====== Dataset section

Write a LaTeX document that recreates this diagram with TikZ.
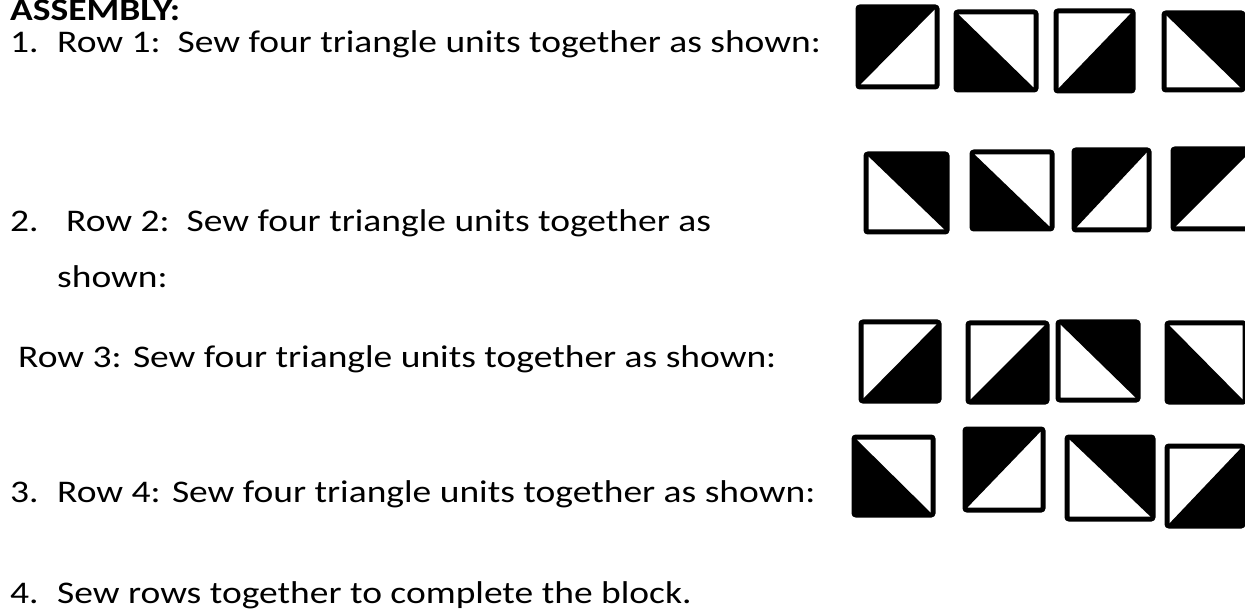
\documentclass[tikz,border=0pt]{standalone}
\usepackage{fontspec}
\setmainfont{Carlito}[FakeStretch=1.19]
\usepackage{tikz}
\usetikzlibrary{positioning}

\begin{document}
\begin{tikzpicture}[
    x=1pt, y=-1pt,
    txt/.style={anchor=base west, inner sep=0pt, font=\fontsize{31.5}{38}\selectfont},
    head/.style={txt, font=\fontsize{31.5}{38}\selectfont\bfseries},
    patch/.style={draw=black, line width=5pt, rounded corners=2pt},
    half/.style={fill=black}
]
    \useasboundingbox (0,0) rectangle (1245,612);

    % instructions
    \node[head] (title) at (10,21) {ASSEMBLY:};
    \node[txt] (num1) at (10,53) {1.};
    \node[txt] (row1) at (57,53) {Row 1:\ \ Sew four triangle units together as shown:};
    \node[txt] (num2) at (10,232) {2.};
    \node[txt] (row2) at (66,232) {Row 2:\ \ Sew four triangle units together as};
    \node[txt] (row2b) at (57,288) {shown:};
    \node[txt] (row3) at (18,367) {Row 3: Sew four triangle units together as shown:};
    \node[txt] (num3) at (10,502) {3.};
    \node[txt] (row4) at (57,502) {Row 4: Sew four triangle units together as shown:};
    \node[txt] (num4) at (10,603) {4.};
    \node[txt] (rows) at (57,603) {Sew rows together to complete the block.};

    % triangle units: corners a=top left, b=top right, c=bottom right, d=bottom left
    \foreach \xa/\ya/\xb/\yb/\p/\q/\r in {
        858/7/937/87/a/b/d, 956/12/1036/90/a/d/c, 1056/11/1133/91/b/c/d, 1164/13/1243/90/a/b/c,
        866/154/947/232/a/b/c, 972/152/1052/229/a/d/c, 1074/150/1149/230/a/b/d, 1173/149/1253/229/a/b/d,
        861/322/939/401/b/c/d, 968/323/1047/402/b/c/d, 1058/322/1138/400/a/b/c, 1167/323/1245/402/a/d/c,
        854/437/933/515/a/d/c, 965/429/1043/510/a/b/d, 1067/437/1153/519/a/b/c, 1167/446/1243/526/b/c/d} {
        \coordinate (a) at (\xa,\ya);
        \coordinate (b) at (\xb,\ya);
        \coordinate (c) at (\xb,\yb);
        \coordinate (d) at (\xa,\yb);
        \fill[half] (\p) -- (\q) -- (\r) -- cycle;
        \draw[patch] (a) rectangle (c);
    }
\end{tikzpicture}
\end{document}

============

## Short exercise
Take the listing above and print it exactly, apart from the pictures.

## Written solution
Write a LaTeX document that recreates this diagram with TikZ.
\documentclass[tikz,border=0pt]{standalone}
\usepackage{fontspec}
\setmainfont{Carlito}[FakeStretch=1.19]
\usepackage{tikz}
\usetikzlibrary{positioning}

\begin{document}
\begin{tikzpicture}[
    x=1pt, y=-1pt,
    txt/.style={anchor=base west, inner sep=0pt, font=\fontsize{31.5}{38}\selectfont},
    head/.style={txt, font=\fontsize{31.5}{38}\selectfont\bfseries},
    patch/.style={draw=black, line width=5pt, rounded corners=2pt},
    half/.style={fill=black}
]
    \useasboundingbox (0,0) rectangle (1245,612);

    % instructions
    \node[head] (title) at (10,21) {ASSEMBLY:};
    \node[txt] (num1) at (10,53) {1.};
    \node[txt] (row1) at (57,53) {Row 1:\ \ Sew four triangle units together as shown:};
    \node[txt] (num2) at (10,232) {2.};
    \node[txt] (row2) at (66,232) {Row 2:\ \ Sew four triangle units together as};
    \node[txt] (row2b) at (57,288) {shown:};
    \node[txt] (row3) at (18,367) {Row 3: Sew four triangle units together as shown:};
    \node[txt] (num3) at (10,502) {3.};
    \node[txt] (row4) at (57,502) {Row 4: Sew four triangle units together as shown:};
    \node[txt] (num4) at (10,603) {4.};
    \node[txt] (rows) at (57,603) {Sew rows together to complete the block.};

    % triangle units: corners a=top left, b=top right, c=bottom right, d=bottom left
    \foreach \xa/\ya/\xb/\yb/\p/\q/\r in {
        858/7/937/87/a/b/d, 956/12/1036/90/a/d/c, 1056/11/1133/91/b/c/d, 1164/13/1243/90/a/b/c,
        866/154/947/232/a/b/c, 972/152/1052/229/a/d/c, 1074/150/1149/230/a/b/d, 1173/149/1253/229/a/b/d,
        861/322/939/401/b/c/d, 968/323/1047/402/b/c/d, 1058/322/1138/400/a/b/c, 1167/323/1245/402/a/d/c,
        854/437/933/515/a/d/c, 965/429/1043/510/a/b/d, 1067/437/1153/519/a/b/c, 1167/446/1243/526/b/c/d} {
        \coordinate (a) at (\xa,\ya);
        \coordinate (b) at (\xb,\ya);
        \coordinate (c) at (\xb,\yb);
        \coordinate (d) at (\xa,\yb);
        \fill[half] (\p) -- (\q) -- (\r) -- cycle;
        \draw[patch] (a) rectangle (c);
    }
\end{tikzpicture}
\end{document}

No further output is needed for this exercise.